Written instruction:
Return each line containing "standalone".

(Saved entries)
>> START

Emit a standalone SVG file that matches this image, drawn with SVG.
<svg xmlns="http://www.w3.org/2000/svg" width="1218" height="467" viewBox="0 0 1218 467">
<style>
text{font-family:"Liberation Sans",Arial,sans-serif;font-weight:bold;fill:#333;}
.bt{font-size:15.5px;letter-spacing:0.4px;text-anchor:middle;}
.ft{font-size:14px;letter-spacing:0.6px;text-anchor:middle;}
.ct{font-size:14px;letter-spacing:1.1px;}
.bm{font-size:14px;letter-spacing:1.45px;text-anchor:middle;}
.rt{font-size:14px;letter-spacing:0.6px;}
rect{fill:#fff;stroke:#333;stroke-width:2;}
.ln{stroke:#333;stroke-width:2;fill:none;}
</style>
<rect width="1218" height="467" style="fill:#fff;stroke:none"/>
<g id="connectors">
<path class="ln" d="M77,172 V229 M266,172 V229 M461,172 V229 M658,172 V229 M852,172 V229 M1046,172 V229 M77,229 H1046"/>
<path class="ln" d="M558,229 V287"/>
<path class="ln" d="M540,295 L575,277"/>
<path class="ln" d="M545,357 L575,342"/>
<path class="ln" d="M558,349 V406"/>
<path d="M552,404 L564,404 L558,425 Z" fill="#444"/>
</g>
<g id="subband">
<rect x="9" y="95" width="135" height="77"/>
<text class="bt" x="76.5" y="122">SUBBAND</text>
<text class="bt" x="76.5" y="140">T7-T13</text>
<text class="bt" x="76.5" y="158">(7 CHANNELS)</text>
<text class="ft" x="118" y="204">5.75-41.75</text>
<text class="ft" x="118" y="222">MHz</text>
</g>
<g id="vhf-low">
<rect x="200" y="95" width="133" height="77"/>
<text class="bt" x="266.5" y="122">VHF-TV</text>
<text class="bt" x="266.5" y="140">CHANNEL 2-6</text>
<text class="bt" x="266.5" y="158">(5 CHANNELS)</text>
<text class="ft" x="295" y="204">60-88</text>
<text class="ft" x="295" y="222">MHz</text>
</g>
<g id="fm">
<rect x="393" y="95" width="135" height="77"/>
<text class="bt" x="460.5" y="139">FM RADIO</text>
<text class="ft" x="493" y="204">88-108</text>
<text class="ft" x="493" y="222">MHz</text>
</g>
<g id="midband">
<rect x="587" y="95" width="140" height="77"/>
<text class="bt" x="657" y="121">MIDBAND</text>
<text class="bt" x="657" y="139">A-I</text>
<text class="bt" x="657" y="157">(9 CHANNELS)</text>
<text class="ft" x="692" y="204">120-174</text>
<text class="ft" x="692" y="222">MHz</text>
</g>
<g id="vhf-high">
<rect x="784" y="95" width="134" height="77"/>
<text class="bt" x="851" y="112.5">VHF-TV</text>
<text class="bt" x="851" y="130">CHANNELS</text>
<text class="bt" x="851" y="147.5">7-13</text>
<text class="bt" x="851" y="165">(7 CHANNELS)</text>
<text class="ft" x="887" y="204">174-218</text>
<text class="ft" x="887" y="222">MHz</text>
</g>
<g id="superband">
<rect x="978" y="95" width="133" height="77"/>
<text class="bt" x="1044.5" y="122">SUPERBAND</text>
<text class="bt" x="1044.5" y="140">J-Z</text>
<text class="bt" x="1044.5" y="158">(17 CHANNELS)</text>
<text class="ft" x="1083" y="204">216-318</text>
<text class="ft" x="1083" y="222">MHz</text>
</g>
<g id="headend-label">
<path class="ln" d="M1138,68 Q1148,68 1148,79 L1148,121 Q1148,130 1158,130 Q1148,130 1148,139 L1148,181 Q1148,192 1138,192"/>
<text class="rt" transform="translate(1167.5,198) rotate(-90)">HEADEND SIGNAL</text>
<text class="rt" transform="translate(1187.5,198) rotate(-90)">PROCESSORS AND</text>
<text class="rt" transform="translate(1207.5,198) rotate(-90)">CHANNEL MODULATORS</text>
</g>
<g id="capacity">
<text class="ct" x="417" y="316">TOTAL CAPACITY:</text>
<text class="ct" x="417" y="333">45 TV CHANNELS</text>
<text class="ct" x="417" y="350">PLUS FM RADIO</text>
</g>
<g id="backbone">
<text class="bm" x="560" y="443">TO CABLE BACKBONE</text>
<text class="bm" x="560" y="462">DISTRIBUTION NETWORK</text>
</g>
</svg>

>> END
>> START

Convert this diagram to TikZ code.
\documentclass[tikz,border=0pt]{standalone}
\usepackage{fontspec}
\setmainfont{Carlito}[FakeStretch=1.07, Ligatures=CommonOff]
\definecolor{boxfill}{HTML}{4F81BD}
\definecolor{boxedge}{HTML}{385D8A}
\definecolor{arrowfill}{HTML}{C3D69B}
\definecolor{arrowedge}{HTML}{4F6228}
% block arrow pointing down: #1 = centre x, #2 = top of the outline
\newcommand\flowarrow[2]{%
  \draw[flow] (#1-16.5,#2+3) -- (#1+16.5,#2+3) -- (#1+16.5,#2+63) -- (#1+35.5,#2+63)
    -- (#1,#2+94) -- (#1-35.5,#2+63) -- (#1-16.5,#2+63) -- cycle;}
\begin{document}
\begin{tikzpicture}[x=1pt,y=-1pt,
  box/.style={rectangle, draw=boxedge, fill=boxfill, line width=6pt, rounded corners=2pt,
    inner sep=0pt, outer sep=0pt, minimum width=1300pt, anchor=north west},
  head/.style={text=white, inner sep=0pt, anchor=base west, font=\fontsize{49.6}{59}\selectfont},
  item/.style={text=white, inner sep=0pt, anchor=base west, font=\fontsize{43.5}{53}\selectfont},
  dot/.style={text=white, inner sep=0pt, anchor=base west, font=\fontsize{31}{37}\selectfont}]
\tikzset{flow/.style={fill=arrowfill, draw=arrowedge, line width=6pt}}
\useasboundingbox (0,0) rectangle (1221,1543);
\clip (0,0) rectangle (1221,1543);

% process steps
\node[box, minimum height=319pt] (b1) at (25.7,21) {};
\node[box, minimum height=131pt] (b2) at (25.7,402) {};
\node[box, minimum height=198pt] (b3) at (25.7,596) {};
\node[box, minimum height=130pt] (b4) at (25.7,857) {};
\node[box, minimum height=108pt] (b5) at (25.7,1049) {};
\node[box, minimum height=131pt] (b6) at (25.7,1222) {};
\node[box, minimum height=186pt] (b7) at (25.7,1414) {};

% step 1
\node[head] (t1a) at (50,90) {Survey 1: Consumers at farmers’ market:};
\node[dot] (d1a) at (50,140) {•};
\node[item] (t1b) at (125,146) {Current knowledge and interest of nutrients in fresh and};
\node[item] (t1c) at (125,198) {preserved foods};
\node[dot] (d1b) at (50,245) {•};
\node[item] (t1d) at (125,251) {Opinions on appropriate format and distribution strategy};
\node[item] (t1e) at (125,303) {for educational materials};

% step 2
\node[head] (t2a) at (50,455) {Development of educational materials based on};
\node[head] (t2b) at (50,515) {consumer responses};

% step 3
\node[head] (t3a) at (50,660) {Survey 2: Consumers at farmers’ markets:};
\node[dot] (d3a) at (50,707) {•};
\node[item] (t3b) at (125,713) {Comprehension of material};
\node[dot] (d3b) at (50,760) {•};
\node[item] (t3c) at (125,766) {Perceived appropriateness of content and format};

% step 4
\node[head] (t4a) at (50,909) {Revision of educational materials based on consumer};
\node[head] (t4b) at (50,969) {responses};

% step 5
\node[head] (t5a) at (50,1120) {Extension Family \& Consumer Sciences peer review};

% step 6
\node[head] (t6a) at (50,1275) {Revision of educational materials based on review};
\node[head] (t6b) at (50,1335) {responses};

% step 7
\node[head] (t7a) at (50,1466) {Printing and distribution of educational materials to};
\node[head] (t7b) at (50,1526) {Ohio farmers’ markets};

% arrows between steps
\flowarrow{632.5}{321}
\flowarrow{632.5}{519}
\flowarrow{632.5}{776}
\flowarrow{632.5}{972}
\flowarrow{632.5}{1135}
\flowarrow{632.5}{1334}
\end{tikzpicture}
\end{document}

>> END

Solution for this task:
Emit a standalone SVG file that matches this image, drawn with SVG.
\documentclass[tikz,border=0pt]{standalone}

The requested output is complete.